# FS: Dimension XPS Gen4 3.6GHz RADEON X850 XT PE + MORE



## 034Runner (Jan 28, 2005)

*FS: Dimension XPS Gen4 3.6GHz RADEON X850 XT PE **$200 Price DROP***

For sale

The Ultimate Gaming System

FS: Dimension XPS Gen4 3.6GHz RADEON X850 XT PE + MORE

BRAND NEW SEALED IN BOX

P4 Processor 560 with HT Technology (3.60GHz, 800 FSB)

Memory
2GB Dual Channel DDR2 SDRAM at 533MHz (2x1GB)

Keyboard
Dell Quietkey® Keyboard

Monitors
None

Video Card
256MB PCI Express™ x16 (DVI/VGA/TV-out) ATI Radeon™ X850 XT PE

Hard Drive
160GB Serial ATA Hard Drive (7200RPM) w/ Native Command Queuing

2nd Hard Drive
160GB Serial ATA Hard Drive (7200RPM) w/ Native Command Queuing

Floppy Drive
3.5 in Floppy Drive

Operating System
Microsoft® Windows® XP Media Center 2005 Edition

Mouse
Dell 2-button scroll mouse

Network Interface
Integrated Gigabit Ethernet

Modem
None

CD or DVD Drive
Dual Drives: 48x CD-RW Drive + 16x DVD+/-RW w/dbl layer write

Sound Cards
Sound Blaster Audigy™ 2 ZS (D) Card w/Dolby 5.1, IEEE 1394 capability

Speakers
None

Limited Warranty, Services and Support Options
4Yr Ltd Warr, 4Yr At-Home plus nights and weekends

Internet Access Services
6 Months of America Online Membership Included

Software
Adobe Acrobat 6.0
WordPerfect Powerful Word Processing
Dell Jukebox - Easy to Use Music Software and CD Burning Software
Paint Shop Pro Studio trial
Photo Album Starter Edition

Well worth over $3900, best price from Dell right now is over $3200. Selling it for $2399. Contact me at four.runner@gmail.com if interested.

Thanks


----------



## tomprice43 (Jan 28, 2005)

impressive system, but it a little overpriced, id say about £2200


----------



## 034Runner (Jan 28, 2005)

tomprice43 said:
			
		

> impressive system, but it a little overpriced, id say about £2200



I'm actually selling it in USD as I live in the United States.  Your 2200 pounds is correct for the price at Dell.  I'm selling it at roughly 1400 pounds.  
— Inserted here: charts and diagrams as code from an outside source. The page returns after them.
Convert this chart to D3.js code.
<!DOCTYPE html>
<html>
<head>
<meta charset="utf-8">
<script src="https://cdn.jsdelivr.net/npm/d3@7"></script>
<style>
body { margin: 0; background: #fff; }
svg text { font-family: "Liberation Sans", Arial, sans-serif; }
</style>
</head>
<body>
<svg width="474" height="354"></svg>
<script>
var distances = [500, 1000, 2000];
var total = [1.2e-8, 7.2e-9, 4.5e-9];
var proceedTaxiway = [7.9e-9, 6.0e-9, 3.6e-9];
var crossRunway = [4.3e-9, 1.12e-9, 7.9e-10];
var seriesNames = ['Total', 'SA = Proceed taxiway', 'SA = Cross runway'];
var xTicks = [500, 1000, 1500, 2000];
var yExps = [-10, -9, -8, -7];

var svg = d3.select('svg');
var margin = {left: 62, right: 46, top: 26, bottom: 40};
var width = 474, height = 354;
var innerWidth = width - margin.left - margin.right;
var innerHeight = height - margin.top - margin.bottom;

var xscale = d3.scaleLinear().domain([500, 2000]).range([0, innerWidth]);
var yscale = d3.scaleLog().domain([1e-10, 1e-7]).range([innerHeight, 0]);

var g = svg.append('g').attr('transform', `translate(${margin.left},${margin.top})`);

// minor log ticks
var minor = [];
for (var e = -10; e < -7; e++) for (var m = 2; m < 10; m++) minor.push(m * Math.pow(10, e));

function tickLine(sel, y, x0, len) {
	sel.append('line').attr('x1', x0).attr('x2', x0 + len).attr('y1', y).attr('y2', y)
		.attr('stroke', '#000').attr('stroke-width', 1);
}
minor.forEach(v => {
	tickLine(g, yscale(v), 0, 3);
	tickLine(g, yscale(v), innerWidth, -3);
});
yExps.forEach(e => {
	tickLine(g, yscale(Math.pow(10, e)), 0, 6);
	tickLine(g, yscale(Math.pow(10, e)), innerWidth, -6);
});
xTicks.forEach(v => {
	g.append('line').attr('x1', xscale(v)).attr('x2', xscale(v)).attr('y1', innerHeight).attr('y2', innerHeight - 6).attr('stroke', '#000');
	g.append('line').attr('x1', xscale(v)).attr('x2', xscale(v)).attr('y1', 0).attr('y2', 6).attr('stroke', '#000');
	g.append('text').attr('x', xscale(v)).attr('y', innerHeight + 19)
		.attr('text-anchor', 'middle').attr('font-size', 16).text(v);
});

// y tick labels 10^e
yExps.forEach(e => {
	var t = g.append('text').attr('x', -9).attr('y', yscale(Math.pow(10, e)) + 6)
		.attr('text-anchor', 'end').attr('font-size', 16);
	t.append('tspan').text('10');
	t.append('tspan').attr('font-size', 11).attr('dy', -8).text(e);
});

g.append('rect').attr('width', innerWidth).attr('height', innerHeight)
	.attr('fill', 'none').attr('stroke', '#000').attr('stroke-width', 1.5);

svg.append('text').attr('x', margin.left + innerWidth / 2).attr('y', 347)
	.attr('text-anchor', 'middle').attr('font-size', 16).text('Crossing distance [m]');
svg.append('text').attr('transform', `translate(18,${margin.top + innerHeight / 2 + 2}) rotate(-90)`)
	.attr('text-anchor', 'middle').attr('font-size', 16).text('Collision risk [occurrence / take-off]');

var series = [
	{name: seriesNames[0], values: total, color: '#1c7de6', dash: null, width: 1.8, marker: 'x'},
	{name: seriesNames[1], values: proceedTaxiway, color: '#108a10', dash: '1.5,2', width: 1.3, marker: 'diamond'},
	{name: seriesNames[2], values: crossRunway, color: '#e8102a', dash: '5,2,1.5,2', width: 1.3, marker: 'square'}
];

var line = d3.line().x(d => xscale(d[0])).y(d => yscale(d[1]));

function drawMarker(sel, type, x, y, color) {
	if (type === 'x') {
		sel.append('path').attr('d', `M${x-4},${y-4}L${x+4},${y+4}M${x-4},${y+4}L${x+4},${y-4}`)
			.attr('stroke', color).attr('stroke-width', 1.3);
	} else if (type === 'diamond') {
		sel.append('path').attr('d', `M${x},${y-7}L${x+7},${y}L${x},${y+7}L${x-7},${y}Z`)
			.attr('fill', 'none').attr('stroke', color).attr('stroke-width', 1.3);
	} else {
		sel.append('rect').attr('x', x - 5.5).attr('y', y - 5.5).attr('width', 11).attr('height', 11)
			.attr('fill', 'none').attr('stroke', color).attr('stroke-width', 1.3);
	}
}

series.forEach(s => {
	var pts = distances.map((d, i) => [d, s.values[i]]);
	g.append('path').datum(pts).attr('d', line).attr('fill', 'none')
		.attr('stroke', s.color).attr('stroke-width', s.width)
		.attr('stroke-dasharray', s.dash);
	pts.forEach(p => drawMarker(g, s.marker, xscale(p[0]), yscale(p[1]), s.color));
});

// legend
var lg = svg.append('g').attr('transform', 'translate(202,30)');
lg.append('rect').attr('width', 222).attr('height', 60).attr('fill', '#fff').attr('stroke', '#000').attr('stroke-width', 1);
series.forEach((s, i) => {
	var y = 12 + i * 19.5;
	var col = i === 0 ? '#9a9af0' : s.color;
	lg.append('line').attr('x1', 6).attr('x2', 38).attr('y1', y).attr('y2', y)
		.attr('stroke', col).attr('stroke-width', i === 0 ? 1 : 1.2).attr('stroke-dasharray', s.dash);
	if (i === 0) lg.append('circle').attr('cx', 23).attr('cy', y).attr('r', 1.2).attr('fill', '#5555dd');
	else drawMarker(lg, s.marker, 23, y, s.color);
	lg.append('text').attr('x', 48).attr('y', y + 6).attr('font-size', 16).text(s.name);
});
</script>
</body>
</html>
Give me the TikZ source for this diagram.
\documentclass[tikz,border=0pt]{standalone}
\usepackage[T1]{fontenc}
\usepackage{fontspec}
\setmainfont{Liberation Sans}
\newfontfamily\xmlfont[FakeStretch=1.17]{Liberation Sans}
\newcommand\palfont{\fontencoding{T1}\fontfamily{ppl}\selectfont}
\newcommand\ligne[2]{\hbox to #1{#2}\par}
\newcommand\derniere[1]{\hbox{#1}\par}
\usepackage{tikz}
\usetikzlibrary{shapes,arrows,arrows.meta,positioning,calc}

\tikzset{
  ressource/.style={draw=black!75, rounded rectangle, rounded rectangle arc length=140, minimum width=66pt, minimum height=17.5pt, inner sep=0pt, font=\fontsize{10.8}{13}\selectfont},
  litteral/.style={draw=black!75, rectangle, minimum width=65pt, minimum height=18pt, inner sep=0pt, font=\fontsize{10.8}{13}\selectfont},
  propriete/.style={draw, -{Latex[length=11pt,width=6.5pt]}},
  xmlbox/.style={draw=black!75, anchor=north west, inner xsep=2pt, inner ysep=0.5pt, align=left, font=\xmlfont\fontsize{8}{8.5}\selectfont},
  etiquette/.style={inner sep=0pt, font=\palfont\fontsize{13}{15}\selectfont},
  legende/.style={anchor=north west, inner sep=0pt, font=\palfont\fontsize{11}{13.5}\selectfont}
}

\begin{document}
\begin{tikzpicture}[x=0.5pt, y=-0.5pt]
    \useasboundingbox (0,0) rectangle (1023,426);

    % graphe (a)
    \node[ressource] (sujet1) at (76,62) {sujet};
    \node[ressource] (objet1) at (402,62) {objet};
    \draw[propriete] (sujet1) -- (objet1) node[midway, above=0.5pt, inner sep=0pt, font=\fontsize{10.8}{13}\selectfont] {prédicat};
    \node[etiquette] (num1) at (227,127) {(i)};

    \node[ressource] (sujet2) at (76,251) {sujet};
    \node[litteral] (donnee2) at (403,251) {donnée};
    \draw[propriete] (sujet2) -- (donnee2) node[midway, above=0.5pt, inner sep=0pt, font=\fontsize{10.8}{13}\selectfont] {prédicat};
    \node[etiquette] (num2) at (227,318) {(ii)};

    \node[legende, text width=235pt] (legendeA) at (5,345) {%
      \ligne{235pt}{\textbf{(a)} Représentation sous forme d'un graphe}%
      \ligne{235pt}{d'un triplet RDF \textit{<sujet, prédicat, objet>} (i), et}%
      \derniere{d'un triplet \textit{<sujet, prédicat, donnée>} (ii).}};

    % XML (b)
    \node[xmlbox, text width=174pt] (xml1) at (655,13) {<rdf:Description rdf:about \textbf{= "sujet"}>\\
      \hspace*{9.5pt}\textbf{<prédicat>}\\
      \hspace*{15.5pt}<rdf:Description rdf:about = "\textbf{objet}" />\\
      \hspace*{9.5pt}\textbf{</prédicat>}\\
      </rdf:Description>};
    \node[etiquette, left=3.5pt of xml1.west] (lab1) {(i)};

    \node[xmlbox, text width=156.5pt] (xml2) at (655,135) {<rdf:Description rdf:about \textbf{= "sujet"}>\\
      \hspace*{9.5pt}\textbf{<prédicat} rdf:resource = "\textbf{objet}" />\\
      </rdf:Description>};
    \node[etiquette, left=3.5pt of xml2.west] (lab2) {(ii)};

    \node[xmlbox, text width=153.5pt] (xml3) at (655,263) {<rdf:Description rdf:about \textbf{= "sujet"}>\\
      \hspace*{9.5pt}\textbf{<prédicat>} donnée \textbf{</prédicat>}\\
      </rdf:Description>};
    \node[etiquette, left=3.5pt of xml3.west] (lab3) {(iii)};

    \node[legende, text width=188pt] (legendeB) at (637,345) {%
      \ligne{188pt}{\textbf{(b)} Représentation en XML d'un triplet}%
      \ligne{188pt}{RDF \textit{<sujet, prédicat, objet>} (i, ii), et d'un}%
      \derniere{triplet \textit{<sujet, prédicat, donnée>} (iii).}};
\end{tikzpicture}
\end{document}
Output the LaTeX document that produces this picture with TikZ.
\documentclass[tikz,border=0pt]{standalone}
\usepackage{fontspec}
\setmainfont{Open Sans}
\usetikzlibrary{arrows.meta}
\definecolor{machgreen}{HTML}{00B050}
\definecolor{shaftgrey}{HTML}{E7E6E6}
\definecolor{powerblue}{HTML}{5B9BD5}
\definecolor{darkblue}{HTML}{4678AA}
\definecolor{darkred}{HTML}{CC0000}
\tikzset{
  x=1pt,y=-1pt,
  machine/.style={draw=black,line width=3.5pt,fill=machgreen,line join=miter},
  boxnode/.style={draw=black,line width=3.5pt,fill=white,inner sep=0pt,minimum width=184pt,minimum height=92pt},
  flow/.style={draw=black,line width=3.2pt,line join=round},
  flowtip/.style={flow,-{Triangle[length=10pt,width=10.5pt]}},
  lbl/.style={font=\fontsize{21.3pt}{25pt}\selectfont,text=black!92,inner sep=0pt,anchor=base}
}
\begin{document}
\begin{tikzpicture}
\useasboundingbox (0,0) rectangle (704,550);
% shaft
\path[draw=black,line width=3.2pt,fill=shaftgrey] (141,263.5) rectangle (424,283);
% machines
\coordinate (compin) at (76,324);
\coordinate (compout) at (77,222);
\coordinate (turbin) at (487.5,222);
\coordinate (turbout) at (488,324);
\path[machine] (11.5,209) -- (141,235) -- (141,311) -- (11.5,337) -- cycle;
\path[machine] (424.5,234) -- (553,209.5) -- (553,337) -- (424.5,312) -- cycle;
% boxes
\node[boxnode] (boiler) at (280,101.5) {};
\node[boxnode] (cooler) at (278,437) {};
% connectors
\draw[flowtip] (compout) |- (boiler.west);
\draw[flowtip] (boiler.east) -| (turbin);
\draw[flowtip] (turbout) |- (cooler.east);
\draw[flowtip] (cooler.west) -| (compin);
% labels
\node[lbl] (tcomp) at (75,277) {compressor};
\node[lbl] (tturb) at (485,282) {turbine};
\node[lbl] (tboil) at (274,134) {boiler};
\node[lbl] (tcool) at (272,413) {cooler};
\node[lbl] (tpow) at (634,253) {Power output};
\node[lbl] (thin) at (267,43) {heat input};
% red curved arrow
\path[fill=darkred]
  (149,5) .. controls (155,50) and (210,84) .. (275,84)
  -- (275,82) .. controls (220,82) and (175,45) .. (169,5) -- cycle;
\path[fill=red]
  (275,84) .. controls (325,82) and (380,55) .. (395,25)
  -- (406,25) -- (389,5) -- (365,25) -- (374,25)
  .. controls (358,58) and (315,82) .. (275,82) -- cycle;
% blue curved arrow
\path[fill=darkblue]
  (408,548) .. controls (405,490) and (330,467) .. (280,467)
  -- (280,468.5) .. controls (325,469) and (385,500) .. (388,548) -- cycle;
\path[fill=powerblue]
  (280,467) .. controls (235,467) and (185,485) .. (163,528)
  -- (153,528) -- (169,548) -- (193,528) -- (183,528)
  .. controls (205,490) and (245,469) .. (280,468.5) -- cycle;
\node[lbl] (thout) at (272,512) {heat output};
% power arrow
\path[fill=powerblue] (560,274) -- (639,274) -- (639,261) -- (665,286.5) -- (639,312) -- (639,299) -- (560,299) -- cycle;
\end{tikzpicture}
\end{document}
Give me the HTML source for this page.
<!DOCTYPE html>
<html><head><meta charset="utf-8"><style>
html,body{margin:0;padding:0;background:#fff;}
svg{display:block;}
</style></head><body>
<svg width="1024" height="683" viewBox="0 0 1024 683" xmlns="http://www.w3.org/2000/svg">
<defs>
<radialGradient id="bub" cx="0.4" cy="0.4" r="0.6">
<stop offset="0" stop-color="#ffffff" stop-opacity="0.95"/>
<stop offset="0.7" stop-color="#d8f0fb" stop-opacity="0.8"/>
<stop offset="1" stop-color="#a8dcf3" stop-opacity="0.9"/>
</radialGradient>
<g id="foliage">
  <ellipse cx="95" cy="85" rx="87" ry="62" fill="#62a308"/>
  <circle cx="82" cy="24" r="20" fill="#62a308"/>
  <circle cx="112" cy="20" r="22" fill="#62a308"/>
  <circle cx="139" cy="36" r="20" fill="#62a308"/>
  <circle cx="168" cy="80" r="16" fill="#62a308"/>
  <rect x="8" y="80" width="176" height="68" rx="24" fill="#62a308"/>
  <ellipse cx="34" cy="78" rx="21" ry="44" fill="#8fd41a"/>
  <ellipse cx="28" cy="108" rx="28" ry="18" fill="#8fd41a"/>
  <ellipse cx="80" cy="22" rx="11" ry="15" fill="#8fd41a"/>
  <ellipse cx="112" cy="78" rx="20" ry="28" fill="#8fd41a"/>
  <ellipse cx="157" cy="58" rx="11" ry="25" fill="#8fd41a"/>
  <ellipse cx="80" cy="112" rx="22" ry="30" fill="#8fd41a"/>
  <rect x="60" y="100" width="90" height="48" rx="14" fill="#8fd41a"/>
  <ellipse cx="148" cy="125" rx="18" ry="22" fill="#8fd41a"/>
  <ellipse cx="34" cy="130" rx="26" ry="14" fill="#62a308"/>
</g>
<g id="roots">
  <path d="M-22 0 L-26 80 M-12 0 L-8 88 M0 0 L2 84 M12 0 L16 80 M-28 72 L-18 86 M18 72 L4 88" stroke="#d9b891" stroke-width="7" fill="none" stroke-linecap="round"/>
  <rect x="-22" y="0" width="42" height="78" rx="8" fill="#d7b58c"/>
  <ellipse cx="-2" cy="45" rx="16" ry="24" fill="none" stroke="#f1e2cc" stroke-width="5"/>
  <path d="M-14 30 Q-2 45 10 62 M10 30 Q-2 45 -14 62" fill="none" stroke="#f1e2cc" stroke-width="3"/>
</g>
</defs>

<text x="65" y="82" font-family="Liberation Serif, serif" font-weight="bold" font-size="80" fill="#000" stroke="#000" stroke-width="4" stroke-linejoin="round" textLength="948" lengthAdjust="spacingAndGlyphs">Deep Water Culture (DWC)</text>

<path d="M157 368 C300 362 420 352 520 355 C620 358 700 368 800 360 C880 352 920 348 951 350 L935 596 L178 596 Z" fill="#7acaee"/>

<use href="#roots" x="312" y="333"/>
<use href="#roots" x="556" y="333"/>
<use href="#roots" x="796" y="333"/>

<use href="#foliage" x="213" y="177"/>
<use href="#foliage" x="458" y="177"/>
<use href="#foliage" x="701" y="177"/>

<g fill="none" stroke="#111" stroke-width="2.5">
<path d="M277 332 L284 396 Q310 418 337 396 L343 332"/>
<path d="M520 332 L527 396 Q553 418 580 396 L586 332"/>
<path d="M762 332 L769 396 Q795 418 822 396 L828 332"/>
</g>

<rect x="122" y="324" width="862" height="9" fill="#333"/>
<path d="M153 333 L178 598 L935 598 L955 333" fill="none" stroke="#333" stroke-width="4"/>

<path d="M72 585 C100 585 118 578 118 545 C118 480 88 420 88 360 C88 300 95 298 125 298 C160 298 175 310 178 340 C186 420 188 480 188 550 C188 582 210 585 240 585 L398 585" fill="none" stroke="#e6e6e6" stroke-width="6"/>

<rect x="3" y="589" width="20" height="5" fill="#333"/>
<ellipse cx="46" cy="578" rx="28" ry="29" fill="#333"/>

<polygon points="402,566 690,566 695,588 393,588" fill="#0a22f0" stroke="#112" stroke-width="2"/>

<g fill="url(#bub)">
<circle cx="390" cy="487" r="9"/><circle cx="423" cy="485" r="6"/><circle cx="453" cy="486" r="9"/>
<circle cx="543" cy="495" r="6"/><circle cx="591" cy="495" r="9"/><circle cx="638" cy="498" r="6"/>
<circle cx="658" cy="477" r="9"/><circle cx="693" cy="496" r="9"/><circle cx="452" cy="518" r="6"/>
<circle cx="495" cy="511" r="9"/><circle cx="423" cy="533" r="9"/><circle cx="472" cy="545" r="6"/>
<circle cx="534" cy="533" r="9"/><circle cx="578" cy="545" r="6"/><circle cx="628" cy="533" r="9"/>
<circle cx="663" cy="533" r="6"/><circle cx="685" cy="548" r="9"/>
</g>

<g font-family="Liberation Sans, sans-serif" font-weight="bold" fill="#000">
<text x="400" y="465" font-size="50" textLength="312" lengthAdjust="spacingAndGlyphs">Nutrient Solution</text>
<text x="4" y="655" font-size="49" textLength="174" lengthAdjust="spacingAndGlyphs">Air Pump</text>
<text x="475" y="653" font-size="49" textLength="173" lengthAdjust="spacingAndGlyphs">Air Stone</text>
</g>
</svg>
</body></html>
It's a very good deal and never opened.  You can't beat this.


----------



## tomprice43 (Jan 29, 2005)

so sorry my mistake, thats a good price, i may be interested, ill get back to you on that.


----------



## 034Runner (Jan 31, 2005)

tomprice43 said:
			
		

> so sorry my mistake, thats a good price, i may be interested, ill get back to you on that.



No problem...contact me anytime.


----------



## 034Runner (Feb 1, 2005)

I'm dropping the price to $2499


----------



## pc club guy (Feb 2, 2005)

why are you selling it? It's so good.


----------



## 034Runner (Feb 2, 2005)

No need for it.  I used to be an avid online gamer in the Unreal series but really don't get a chance to go online much any more.  Sucks...I miss it.


----------



## 034Runner (Feb 2, 2005)

I plan to have pics up tomorrow when I confiscate my digicam back from the person who has it.  Hoping it helps build the trust of me.


----------



## pc club guy (Feb 2, 2005)

I'll be waiting for them, I would really like to have a computer like that but i would also like to have the familiarity when i build my own, so im sorry to say im not interested, (i hate my self for this, being a computer which i would really enjoy, but i think building my own now will help me purchase and buy new one in the future) Thanks for the offer 034Runner---i must say it sure does look great


----------



## 034Runner (Feb 2, 2005)

pc club guy said:
			
		

> I'll be waiting for them, I would really like to have a computer like that but i would also like to have the familiarity when i build my own, so im sorry to say im not interested, (i hate my self for this, being a computer which i would really enjoy, but i think building my own now will help me purchase and buy new one in the future) Thanks for the offer 034Runner---i must say it sure does look great



Awww, you were my golden goose PC   

That's cool.  I completely understand.  If you have a change of heart, you know how to reach me.  

Good luck with your build


----------



## 034Runner (Feb 3, 2005)

Here's the Pic

Dell XPS Gen4


----------



## Kboy (Feb 3, 2005)

Looks like a really good deal, I'd buy it, but $$$ is tight!


----------



## 034Runner (Feb 3, 2005)

I got the service tag number handy also if somebody needs to verify the warranty etc.


----------



## 034Runner (Feb 4, 2005)

I'm going to throw in a 19" M991 monitor, 2 years old...like new

For Free

M991 Monitor


----------



## 034Runner (Feb 7, 2005)

Bump for final price drop....only $2399 now.


----------